**Data section:**
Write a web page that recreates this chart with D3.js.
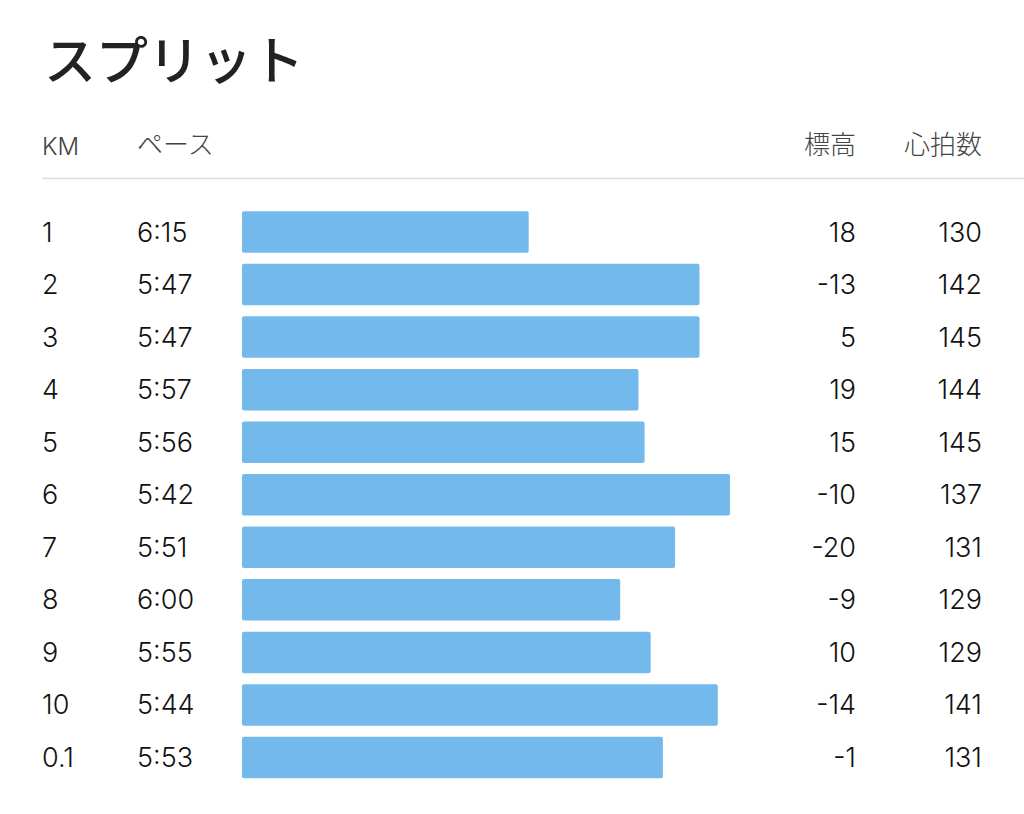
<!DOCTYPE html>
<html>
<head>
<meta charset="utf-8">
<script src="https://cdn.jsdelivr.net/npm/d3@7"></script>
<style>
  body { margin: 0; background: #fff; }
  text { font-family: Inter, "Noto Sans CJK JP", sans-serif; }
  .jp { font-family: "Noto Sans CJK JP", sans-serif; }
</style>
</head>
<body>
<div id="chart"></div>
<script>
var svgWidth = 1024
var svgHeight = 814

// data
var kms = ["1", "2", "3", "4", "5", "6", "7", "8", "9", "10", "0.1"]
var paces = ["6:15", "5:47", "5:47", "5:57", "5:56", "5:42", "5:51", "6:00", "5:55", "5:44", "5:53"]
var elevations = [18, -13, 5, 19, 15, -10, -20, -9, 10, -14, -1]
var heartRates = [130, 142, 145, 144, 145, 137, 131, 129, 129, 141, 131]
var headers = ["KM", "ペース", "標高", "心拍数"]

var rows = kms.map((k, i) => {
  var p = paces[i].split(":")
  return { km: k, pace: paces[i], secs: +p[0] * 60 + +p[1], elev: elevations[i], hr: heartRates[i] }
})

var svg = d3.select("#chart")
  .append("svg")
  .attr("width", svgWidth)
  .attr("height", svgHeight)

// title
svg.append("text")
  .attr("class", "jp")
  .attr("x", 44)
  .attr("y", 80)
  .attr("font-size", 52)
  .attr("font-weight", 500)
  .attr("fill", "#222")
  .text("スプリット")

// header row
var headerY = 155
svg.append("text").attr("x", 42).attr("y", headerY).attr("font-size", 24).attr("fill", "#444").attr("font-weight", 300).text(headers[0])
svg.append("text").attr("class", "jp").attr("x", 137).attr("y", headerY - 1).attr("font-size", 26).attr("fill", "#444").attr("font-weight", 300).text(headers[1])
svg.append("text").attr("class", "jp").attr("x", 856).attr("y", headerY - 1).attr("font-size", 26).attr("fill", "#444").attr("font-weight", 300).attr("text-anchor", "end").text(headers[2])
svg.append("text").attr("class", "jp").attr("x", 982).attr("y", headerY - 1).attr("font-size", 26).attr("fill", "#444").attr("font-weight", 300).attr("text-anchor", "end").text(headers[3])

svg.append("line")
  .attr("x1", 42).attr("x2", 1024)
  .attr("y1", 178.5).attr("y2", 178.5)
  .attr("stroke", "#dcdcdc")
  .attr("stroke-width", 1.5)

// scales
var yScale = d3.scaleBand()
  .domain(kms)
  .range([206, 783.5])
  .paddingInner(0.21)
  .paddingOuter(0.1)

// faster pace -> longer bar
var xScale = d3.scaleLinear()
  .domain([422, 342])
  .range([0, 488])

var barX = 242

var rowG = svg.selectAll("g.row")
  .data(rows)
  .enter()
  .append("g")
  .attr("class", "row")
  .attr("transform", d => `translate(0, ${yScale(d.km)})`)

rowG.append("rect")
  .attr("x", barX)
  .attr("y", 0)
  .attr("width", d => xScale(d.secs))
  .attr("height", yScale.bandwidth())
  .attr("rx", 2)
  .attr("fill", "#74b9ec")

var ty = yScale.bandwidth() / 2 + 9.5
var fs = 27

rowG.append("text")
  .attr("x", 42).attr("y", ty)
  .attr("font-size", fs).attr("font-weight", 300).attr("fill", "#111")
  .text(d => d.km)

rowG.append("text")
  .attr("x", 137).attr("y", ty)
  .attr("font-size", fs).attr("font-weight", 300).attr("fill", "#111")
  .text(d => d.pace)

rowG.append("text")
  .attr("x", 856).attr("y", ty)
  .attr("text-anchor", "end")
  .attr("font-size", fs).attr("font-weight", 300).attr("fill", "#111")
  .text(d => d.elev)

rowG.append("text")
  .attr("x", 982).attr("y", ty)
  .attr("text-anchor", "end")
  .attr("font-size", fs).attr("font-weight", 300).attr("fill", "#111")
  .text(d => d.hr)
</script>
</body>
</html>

**To do:**
Output the data above without changes, apart from leaving out the pictures.

**Task result:**
Write a web page that recreates this chart with D3.js.
<!DOCTYPE html>
<html>
<head>
<meta charset="utf-8">
<script src="https://cdn.jsdelivr.net/npm/d3@7"></script>
<style>
  body { margin: 0; background: #fff; }
  text { font-family: Inter, "Noto Sans CJK JP", sans-serif; }
  .jp { font-family: "Noto Sans CJK JP", sans-serif; }
</style>
</head>
<body>
<div id="chart"></div>
<script>
var svgWidth = 1024
var svgHeight = 814

// data
var kms = ["1", "2", "3", "4", "5", "6", "7", "8", "9", "10", "0.1"]
var paces = ["6:15", "5:47", "5:47", "5:57", "5:56", "5:42", "5:51", "6:00", "5:55", "5:44", "5:53"]
var elevations = [18, -13, 5, 19, 15, -10, -20, -9, 10, -14, -1]
var heartRates = [130, 142, 145, 144, 145, 137, 131, 129, 129, 141, 131]
var headers = ["KM", "ペース", "標高", "心拍数"]

var rows = kms.map((k, i) => {
  var p = paces[i].split(":")
  return { km: k, pace: paces[i], secs: +p[0] * 60 + +p[1], elev: elevations[i], hr: heartRates[i] }
})

var svg = d3.select("#chart")
  .append("svg")
  .attr("width", svgWidth)
  .attr("height", svgHeight)

// title
svg.append("text")
  .attr("class", "jp")
  .attr("x", 44)
  .attr("y", 80)
  .attr("font-size", 52)
  .attr("font-weight", 500)
  .attr("fill", "#222")
  .text("スプリット")

// header row
var headerY = 155
svg.append("text").attr("x", 42).attr("y", headerY).attr("font-size", 24).attr("fill", "#444").attr("font-weight", 300).text(headers[0])
svg.append("text").attr("class", "jp").attr("x", 137).attr("y", headerY - 1).attr("font-size", 26).attr("fill", "#444").attr("font-weight", 300).text(headers[1])
svg.append("text").attr("class", "jp").attr("x", 856).attr("y", headerY - 1).attr("font-size", 26).attr("fill", "#444").attr("font-weight", 300).attr("text-anchor", "end").text(headers[2])
svg.append("text").attr("class", "jp").attr("x", 982).attr("y", headerY - 1).attr("font-size", 26).attr("fill", "#444").attr("font-weight", 300).attr("text-anchor", "end").text(headers[3])

svg.append("line")
  .attr("x1", 42).attr("x2", 1024)
  .attr("y1", 178.5).attr("y2", 178.5)
  .attr("stroke", "#dcdcdc")
  .attr("stroke-width", 1.5)

// scales
var yScale = d3.scaleBand()
  .domain(kms)
  .range([206, 783.5])
  .paddingInner(0.21)
  .paddingOuter(0.1)

// faster pace -> longer bar
var xScale = d3.scaleLinear()
  .domain([422, 342])
  .range([0, 488])

var barX = 242

var rowG = svg.selectAll("g.row")
  .data(rows)
  .enter()
  .append("g")
  .attr("class", "row")
  .attr("transform", d => `translate(0, ${yScale(d.km)})`)

rowG.append("rect")
  .attr("x", barX)
  .attr("y", 0)
  .attr("width", d => xScale(d.secs))
  .attr("height", yScale.bandwidth())
  .attr("rx", 2)
  .attr("fill", "#74b9ec")

var ty = yScale.bandwidth() / 2 + 9.5
var fs = 27

rowG.append("text")
  .attr("x", 42).attr("y", ty)
  .attr("font-size", fs).attr("font-weight", 300).attr("fill", "#111")
  .text(d => d.km)

rowG.append("text")
  .attr("x", 137).attr("y", ty)
  .attr("font-size", fs).attr("font-weight", 300).attr("fill", "#111")
  .text(d => d.pace)

rowG.append("text")
  .attr("x", 856).attr("y", ty)
  .attr("text-anchor", "end")
  .attr("font-size", fs).attr("font-weight", 300).attr("fill", "#111")
  .text(d => d.elev)

rowG.append("text")
  .attr("x", 982).attr("y", ty)
  .attr("text-anchor", "end")
  .attr("font-size", fs).attr("font-weight", 300).attr("fill", "#111")
  .text(d => d.hr)
</script>
</body>
</html>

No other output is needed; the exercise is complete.